The good news: there’s significant opportunity for improvement here, and those improvements can yield real ROI. Consultancy group McKinsey & Co. writes, “Better management of shutdowns and turnarounds can yield schedule and cost improvements of up to 30 percent.”
Better management starts with better planning. Here, the use of innovations like data collection via remotely piloted Unmanned Aerial Vehicles (UAVs) and the creation of 3D Digital Twins – also known as “reality models,” or exact virtual replicas of physical equipment or facilities – in specific planning processes can make a tremendous difference in planning efficiency and costs. Indeed, for many use-cases, the ROI gains from these innovations are tangible, measurable, and substantial.
Though oil and gas digital twins have potential for benefitting the planning process from start-to-finish, in this paper we’ll assess the ROI potential of three specific key planning activities:
- Generating maintenance and reliability information for project scope and planning
- Creating and visualizing work packages
- Conducting the constructability review and enhancing schedule predictability
But first, it might be helpful to take a closer look Digital Twins for turnarounds to understand how they can fuel ROI gains in the first place.
What Are Digital Twins, and How Do They Fit Into TAR/STO Planning?
A concept originating with NASA in 2010, a 3D Digital Twin model is a complete 3D representation of a
physical object or area on a computer, built from millions of data points and measurements. NASA originally used Digital Twins to improve the physical-model simulation of spacecraft. Today, many industries use them to facilitate improvements in how products and processes are modeled, planned, and executed – including how TARs and STOs are planned and executed.
During specific TAR/STO activities like scoping or constructability reviews, Digital Twins enable planners to consolidate nearly all project-related data – geospatial, logistical, scheduling, performance-related, and even financial – into a virtual representation of the plant or facility. This creates a “single source of truth” and dramatically eases the planning process, allowing users to:
- See 360-degree, multi-axis views of the facility without sending people out.
- Take precise linear measurements easily, without having to get on scaffolding etc.
- Check clearances, verify space for equipment, etc.
- Visually review what equipment is involved and potential adjacencies.
What Is UAV Data Collection, and Why Does It Matter?
Ultimately, while the Digital Twin is the engine that powers ROI gains during specific TAR/STO activities, it is an incomplete solution by itself. To achieve its full advantages, it must be populated with a wealth of data and measurements that are often slow, laborious, unsafe, and/or sometimes outright impossible to collect manually.
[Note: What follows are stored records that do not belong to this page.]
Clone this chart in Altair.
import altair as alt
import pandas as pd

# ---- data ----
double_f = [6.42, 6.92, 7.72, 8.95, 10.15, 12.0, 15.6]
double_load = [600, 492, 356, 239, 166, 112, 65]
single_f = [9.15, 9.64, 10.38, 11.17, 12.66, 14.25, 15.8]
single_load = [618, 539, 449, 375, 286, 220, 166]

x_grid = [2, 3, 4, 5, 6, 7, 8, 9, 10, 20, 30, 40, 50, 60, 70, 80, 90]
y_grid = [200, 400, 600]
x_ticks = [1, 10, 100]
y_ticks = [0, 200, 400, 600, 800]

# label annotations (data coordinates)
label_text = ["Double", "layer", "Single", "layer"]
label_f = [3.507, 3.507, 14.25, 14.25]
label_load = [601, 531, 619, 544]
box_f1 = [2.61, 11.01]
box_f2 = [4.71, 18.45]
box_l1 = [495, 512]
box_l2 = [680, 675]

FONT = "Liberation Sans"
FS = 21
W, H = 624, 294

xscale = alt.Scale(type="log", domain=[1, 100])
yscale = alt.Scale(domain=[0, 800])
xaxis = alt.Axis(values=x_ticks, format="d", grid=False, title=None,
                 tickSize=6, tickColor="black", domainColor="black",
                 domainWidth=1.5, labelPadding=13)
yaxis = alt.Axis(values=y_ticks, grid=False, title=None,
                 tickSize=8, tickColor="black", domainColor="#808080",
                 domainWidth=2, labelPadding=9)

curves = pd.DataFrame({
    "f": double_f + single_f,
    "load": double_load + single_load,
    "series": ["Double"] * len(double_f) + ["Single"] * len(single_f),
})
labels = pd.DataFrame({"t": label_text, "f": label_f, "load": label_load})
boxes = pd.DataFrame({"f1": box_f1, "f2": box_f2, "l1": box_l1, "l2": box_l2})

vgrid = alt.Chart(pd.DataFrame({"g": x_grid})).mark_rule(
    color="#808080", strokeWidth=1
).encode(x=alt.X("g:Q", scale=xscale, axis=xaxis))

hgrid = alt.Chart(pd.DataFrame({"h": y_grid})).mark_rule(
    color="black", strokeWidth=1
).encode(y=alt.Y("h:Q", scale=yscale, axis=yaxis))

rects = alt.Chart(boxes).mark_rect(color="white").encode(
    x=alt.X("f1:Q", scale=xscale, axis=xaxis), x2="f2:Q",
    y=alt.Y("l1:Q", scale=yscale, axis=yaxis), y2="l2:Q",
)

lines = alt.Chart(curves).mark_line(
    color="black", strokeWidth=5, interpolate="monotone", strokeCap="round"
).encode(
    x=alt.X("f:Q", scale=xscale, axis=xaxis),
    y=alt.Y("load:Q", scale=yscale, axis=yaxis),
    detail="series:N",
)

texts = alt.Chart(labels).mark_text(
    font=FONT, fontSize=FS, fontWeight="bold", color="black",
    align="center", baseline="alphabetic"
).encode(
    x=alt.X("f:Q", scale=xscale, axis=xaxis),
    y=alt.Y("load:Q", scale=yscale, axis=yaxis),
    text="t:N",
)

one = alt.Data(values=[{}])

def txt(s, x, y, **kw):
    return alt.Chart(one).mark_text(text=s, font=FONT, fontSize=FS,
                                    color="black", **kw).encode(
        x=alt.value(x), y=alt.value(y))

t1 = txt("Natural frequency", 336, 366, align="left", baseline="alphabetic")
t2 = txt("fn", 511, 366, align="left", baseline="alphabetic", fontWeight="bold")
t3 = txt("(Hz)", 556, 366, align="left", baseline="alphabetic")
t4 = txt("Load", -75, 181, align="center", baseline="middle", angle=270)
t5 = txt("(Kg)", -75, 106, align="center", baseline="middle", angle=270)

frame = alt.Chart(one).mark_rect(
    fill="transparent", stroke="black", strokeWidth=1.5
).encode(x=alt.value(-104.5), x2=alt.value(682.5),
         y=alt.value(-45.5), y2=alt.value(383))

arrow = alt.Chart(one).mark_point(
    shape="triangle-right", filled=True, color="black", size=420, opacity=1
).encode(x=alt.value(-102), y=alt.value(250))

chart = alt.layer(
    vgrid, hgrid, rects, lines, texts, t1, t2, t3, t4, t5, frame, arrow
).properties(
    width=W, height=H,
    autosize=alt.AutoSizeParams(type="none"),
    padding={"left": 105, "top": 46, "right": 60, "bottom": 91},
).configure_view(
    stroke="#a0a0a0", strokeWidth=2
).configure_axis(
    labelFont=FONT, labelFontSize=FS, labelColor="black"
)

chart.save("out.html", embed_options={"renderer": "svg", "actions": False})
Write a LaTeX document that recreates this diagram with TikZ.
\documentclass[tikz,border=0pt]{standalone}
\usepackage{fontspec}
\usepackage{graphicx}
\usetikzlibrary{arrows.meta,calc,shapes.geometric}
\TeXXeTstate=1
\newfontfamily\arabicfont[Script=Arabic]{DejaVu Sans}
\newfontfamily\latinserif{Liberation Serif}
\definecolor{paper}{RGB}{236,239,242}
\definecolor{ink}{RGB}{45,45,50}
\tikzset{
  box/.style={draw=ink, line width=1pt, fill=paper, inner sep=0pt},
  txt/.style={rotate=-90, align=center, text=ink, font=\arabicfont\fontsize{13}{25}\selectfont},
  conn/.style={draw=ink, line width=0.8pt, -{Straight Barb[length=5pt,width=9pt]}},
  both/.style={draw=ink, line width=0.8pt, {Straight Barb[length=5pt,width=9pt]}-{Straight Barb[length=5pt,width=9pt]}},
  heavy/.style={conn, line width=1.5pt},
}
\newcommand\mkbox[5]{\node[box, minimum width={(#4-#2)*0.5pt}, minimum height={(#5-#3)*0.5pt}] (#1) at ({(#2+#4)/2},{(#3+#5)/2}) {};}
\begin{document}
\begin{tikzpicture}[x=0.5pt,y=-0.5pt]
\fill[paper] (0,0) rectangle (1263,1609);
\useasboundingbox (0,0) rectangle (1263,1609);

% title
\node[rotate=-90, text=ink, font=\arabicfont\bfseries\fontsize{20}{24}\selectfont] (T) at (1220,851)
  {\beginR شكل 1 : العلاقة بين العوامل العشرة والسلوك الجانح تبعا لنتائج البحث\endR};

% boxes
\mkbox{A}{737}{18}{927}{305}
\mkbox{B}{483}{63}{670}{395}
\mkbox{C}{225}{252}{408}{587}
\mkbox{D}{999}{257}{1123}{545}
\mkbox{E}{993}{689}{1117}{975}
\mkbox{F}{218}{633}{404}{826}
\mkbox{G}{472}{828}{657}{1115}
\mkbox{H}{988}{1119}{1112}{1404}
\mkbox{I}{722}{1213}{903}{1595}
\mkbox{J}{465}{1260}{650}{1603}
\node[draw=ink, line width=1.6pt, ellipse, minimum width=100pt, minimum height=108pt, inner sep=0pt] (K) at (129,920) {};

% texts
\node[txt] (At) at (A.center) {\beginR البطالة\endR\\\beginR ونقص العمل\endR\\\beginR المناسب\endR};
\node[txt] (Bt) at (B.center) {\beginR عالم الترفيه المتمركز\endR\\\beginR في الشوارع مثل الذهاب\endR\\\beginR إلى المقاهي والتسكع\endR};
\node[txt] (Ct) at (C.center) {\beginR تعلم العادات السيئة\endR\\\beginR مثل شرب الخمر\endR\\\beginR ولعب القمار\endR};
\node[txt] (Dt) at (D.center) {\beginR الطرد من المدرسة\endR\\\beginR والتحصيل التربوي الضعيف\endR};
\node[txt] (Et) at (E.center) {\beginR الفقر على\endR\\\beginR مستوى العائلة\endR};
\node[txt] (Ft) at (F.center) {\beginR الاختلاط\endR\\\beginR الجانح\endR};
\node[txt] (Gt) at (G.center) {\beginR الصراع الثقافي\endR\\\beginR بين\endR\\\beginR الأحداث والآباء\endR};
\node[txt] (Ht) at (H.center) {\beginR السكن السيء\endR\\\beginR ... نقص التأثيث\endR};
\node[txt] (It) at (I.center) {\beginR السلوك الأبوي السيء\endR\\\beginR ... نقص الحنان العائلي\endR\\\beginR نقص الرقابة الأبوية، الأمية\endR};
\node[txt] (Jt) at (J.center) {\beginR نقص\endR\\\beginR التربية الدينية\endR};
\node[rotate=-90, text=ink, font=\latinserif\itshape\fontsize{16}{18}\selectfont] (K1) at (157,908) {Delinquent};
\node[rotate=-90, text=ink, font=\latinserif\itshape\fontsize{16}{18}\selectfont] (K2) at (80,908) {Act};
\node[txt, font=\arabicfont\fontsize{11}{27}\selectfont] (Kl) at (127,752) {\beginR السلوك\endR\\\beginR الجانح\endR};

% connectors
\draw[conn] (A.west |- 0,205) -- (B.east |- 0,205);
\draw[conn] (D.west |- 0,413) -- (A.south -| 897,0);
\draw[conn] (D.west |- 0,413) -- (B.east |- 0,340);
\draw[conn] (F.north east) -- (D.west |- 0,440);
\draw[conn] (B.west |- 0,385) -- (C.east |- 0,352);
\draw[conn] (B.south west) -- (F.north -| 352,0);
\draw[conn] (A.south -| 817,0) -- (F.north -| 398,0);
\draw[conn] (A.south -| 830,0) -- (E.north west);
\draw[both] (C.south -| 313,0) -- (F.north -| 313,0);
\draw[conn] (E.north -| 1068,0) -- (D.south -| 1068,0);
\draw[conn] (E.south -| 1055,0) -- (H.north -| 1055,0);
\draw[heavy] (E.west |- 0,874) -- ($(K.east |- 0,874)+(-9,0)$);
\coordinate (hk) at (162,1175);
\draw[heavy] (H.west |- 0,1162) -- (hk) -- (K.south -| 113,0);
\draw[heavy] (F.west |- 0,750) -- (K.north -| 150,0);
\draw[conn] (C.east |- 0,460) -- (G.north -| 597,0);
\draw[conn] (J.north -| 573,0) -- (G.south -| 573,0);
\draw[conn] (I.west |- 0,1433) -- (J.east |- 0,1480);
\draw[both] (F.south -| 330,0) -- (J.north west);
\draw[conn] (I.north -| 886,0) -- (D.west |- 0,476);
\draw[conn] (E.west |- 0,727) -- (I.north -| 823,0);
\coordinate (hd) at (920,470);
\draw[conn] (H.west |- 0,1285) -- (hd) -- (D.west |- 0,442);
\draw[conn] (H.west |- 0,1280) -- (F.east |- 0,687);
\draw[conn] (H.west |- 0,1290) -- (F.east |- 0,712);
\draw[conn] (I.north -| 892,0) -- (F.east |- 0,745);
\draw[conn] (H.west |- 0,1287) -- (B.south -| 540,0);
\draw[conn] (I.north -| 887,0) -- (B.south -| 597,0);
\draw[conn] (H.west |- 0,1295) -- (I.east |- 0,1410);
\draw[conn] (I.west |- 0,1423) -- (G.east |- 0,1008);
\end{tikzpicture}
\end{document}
The answer is UAVs, or drones, that can capture incredibly precise measurements and high-def images to
generate orders of magnitude more usable data with fewer people and in less time. The typical 3D digital twin is built using RGB drone imagery (photogrammetry) stitched together to make a 3D point cloud model. Other drone-generated data can be optionally appended to this model by using other sensors mounted on a drone (e.g., LiDAR, thermography, methane detection).
The result is an incredibly accurate virtual representation of the structure or facility produced in a fraction of the time required for manual measurements and image-taking. According to one study, drone usage decreased inspection time by as much as 98%; one site that would have taken 293 hours to inspect manually required only six hours via drone. That includes data and measurements gathered from locations and perspectives that were not feasible or safe for humans to access, as well as the savings from eliminating time and labor spent setting up scaffolding etc.
Understanding the ROI of Digital Twins: How Do They Yield Time and Cost Savings?
Some aspects of the Digital Twin model have no impact on the project planning or execution process. For example, there will always be a requirement for a lead planner, which doesn’t change whether using a digital twin model or not. However, in other areas, a 3D digital twin can be outright transformative, yielding both time gains and cost savings through multiple mechanisms.
Download the complete version of this whitepaper to uncover additional insights, including digital twin use cases for shutdown and turnaround projects.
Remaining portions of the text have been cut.